How were your holidays?
I went to Vancouver last summer, to meet Lee Cation and Colin Beck, and participate in the Whistler Longboard Festival. I was supposed to race in the Masters category, but unfortunately the IDF Timing system did not work. So I decided to help Lee and Colin rather than ride. Anyway, it was a great time. After, I had some skate time with Kevin Reimer, Jonas Richter, Pablo Quiles in the suburbs of Vancouver (BP, Cypress). I found some time to meet Blake Startup from Landyachtz and visit their factory. For Christmas, I stayed with my family and made a big party for new years eve.
Has the IDF got any surprises for us this year?
Yes we have. Of course I can not give the details, but we will have a few new races. We would like to put up a prize purse for the overall ranking. But I am not sure our financial situation will allow us to set it up in 2014. 2015 for sure! We have to reimburse the loans we had to contract to pay the timing system first.
What would it cost to rent your timing system?
We do not rent it. It requires a good training and more than that, you get used to it as you use it a lot. Making a smooth race and smooth quali sessions depends on your ability to deal with new and unknown issues, but also to react faster and better when shit happens, because you’ve learnt from past situations.
The rent could include Koma or Lee with it!
That is a possibility, but we are not here to make money; our first goal is to make a good competition circuit. Help the organizers get better and find good tracks. I’d rather spend some time to find sponsors, some big names, not from the skate industry. And anyway, when you are a World Cup event organizer, our fee, which is twice cheaper than the former organization, includes the timing and the fact we send an official timing officer to use it.
Is downhill racing a good investment for outsiders?
It all depends on the amount of money we are talking about, but I think that it is still a very small investment for good coverage. We have a young audience, growing, on 4 continents so far.
For instance, Peyragudes, which is the event I know the best, has a very good media coverage now, with mainstream media getting interest in it and sending journalist to the event. Top sponsorship only costs a few thousands euros. Not many sports can offer that ROI.
How is the scene in at home?
As always France does not do things the same way as others; while all countries see the number of races exploding, DH races in France are dying. But freerides are exploding! There will be over 20 freeride events in France in 2014…and only 3 races.

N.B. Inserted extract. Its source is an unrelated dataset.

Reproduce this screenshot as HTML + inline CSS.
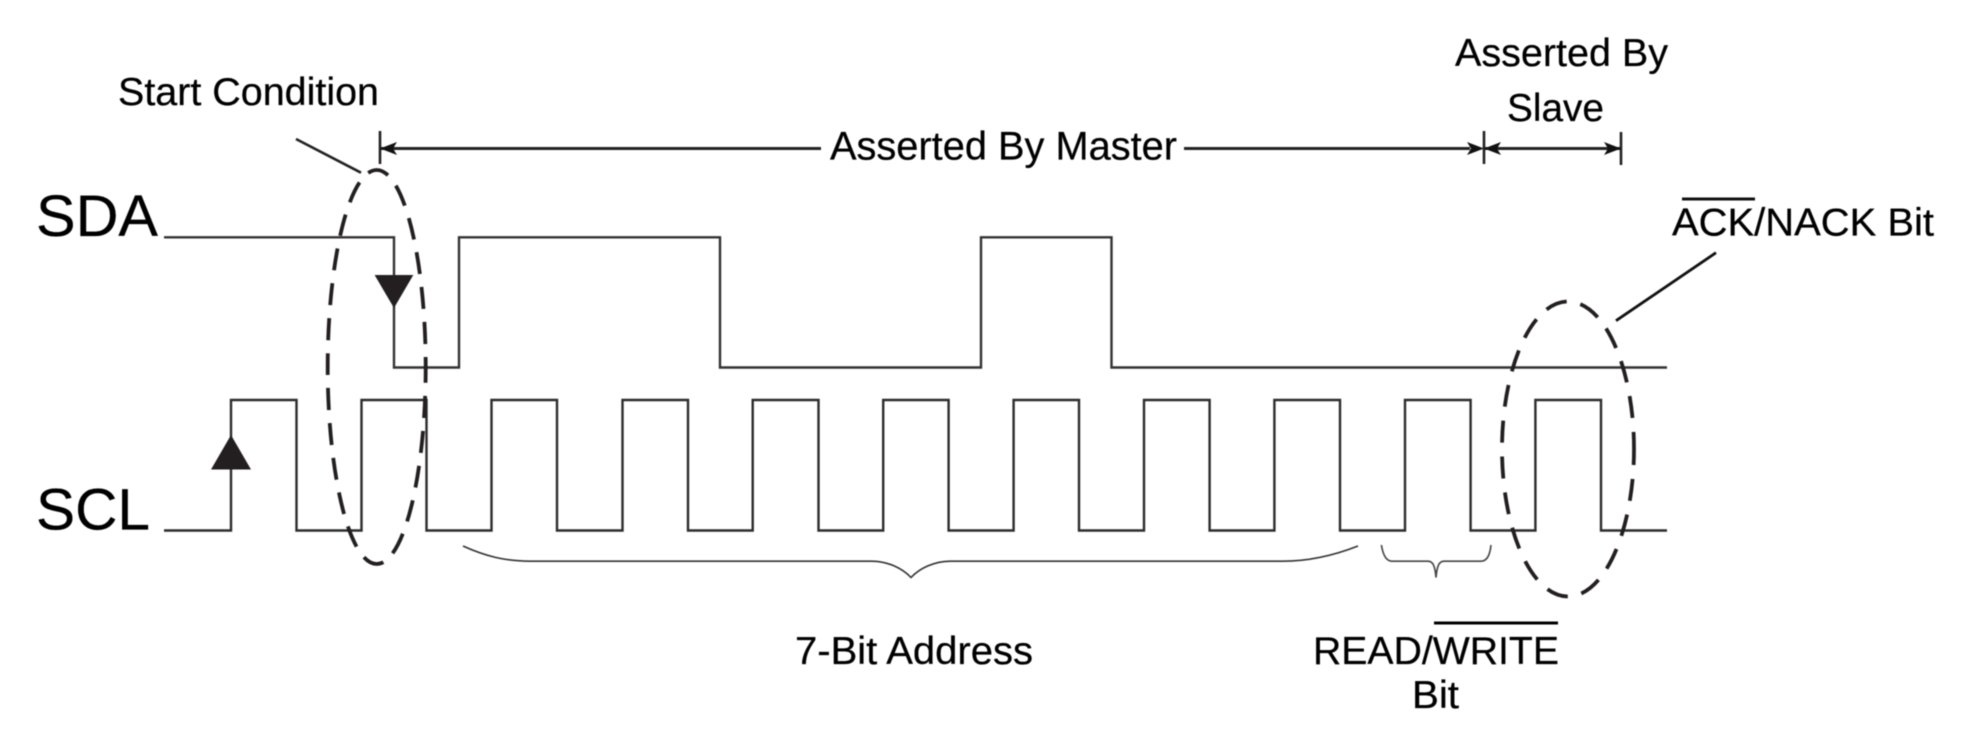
<!DOCTYPE html>
<html>
<head>
<meta charset="utf-8">
<style>
html,body{margin:0;padding:0;background:#fff;width:1972px;height:732px;overflow:hidden}
svg{display:block;filter:blur(0.45px)}
text{font-family:"Liberation Sans",Arial,sans-serif;fill:#000;stroke:#000;stroke-width:0.25px}
</style>
</head>
<body>
<svg width="1972" height="732" viewBox="0 0 1972 732" xmlns="http://www.w3.org/2000/svg">
<rect width="1972" height="732" fill="#fff"/>

<!-- SDA -->
<path d="M164 237.3H394V367.5H459V237.3H720V367.5H981V237.3H1111.5V367.5H1667" fill="none" stroke="#333" stroke-width="2.4"/>

<!-- SCL -->
<path d="M164 530.5H231V400H296.5V530.5H361.5V400H426.5V530.5H491.5V400H557V530.5H622.5V400H688V530.5H752.7V400H818.5V530.5H883.2V400H948.6V530.5H1013.6V400H1079V530.5H1144V400H1209.6V530.5H1274.4V400H1340V530.5H1405V400H1470.6V530.5H1535.4V400H1601V530.5H1667" fill="none" stroke="#2c2c2c" stroke-width="2.4"/>

<!-- Triangles -->
<polygon points="374.6,275 413.3,275 394,308" fill="#231f20"/>
<polygon points="231,435 251,469.5 211,469.5" fill="#231f20"/>

<!-- Dashed ellipses -->
<ellipse cx="376.7" cy="367" rx="49" ry="197" fill="none" stroke="#231f20" stroke-width="3.8" stroke-dasharray="22 13" stroke-dashoffset="6"/>
<ellipse cx="1568" cy="449" rx="66" ry="147.5" fill="none" stroke="#231f20" stroke-width="3.8" stroke-dasharray="22 14" stroke-dashoffset="6"/>

<!-- Leader lines -->
<line x1="296" y1="139" x2="361" y2="172.7" stroke="#222" stroke-width="2.6"/>
<line x1="1716" y1="252.7" x2="1616" y2="320.7" stroke="#111" stroke-width="2.8"/>

<!-- Dimension lines -->
<g stroke="#222" fill="none">
<line x1="380" y1="148.5" x2="821" y2="148.5" stroke-width="3"/>
<line x1="1184" y1="148.5" x2="1470" y2="148.5" stroke-width="3"/>
<line x1="1484" y1="148.5" x2="1621" y2="148.5" stroke-width="3"/>
<line x1="380" y1="131" x2="380" y2="164" stroke-width="2.6"/>
<line x1="1484" y1="131" x2="1484" y2="164" stroke-width="2.6"/>
<line x1="1621" y1="132" x2="1621" y2="165" stroke-width="2.6"/>
</g>
<g fill="#111">
<polygon points="380,148.5 397,142 393,148.5 397,155"/>
<polygon points="1484,148.5 1467,142 1471,148.5 1467,155"/>
<polygon points="1484,148.5 1501,142 1497,148.5 1501,155"/>
<polygon points="1621,148.5 1604,142 1608,148.5 1604,155"/>
</g>

<!-- Braces -->
<path d="M463 546C485 556 505 561.2 530 561.2H872C888 561.5 902 568 911 577.5C920 568 934 561.5 950 561.2H1283C1310 561.2 1335 555 1358 546" fill="none" stroke="#333" stroke-width="1.6"/>
<path d="M1381.4 545C1383 555 1386 561.2 1392 561.2H1428C1433 561.2 1435 566 1436 577.5C1437 566 1439 561.2 1444 561.2H1481C1487 561.2 1490 555 1491 545" fill="none" stroke="#444" stroke-width="1.6"/>

<!-- Overlines -->
<rect x="1682" y="197.5" width="73" height="3" fill="#111"/>
<rect x="1434" y="621.5" width="124" height="3" fill="#000"/>

<!-- Labels -->
<text x="36" y="236" font-size="58" textLength="122" lengthAdjust="spacingAndGlyphs">SDA</text>
<text x="36" y="529.5" font-size="58" textLength="114" lengthAdjust="spacingAndGlyphs">SCL</text>
<text x="118" y="105" font-size="39" textLength="261" lengthAdjust="spacingAndGlyphs">Start Condition</text>
<text x="830" y="159.5" font-size="39.5" textLength="347" lengthAdjust="spacingAndGlyphs">Asserted By Master</text>
<text x="1455" y="66" font-size="39.3" textLength="213" lengthAdjust="spacingAndGlyphs">Asserted By</text>
<text x="1507" y="121" font-size="39" textLength="97" lengthAdjust="spacingAndGlyphs">Slave</text>
<text x="1672" y="235.5" font-size="39" textLength="262" lengthAdjust="spacingAndGlyphs">ACK/NACK Bit</text>
<text x="795" y="664" font-size="39" textLength="238" lengthAdjust="spacingAndGlyphs">7-Bit Address</text>
<text x="1313" y="664" font-size="39" textLength="246" lengthAdjust="spacingAndGlyphs">READ/WRITE</text>
<text x="1412" y="708" font-size="39" textLength="47" lengthAdjust="spacingAndGlyphs">Bit</text>
</svg>
</body>
</html>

French riders do not really like competition.
Which ones should people go to?
Col de la bonnette for sure, Croix saint robert (if it’s a freeride and not a race), Comfortable freeride, a new event in Chamrousse is also under preparation, and the OUTDOOR Mix festival, in the south of France.
Are there any changes you’d like to bring in the future?
I’d like to see the big races able to make more selection so that the WQS races realy become “qualifying races”. We are interested in Boarder X too.
We’ve got Kozakov, do we need another?
I am talking about Eastern Europe really; countries such as Slovenia, Latva, Russia even.
Seems like the guys are headed in the right direction with the formation of the Asian Downhill Circuit – do you have any contacts out there?
Yes we do, but safety is still an issue there. They have no hay bales, few riders can really afford to buy helmets and leathers.
What are the alternatives in a hayless country?
Rice can be one, inflatable structures too, matelasses in some cases or even tyres, but I know that the tyres can be dangerous.
Under the IGSA, we had a World Championship World Cup race, will we ever see this under the IDF?
It’s been a long time, hope our paths cross soon bro. Big hugs and all the best for the coming season.
Thanks Gbemi and keep on the good work that you do. Above all, keep the passion, that is the best engine to drive your projects.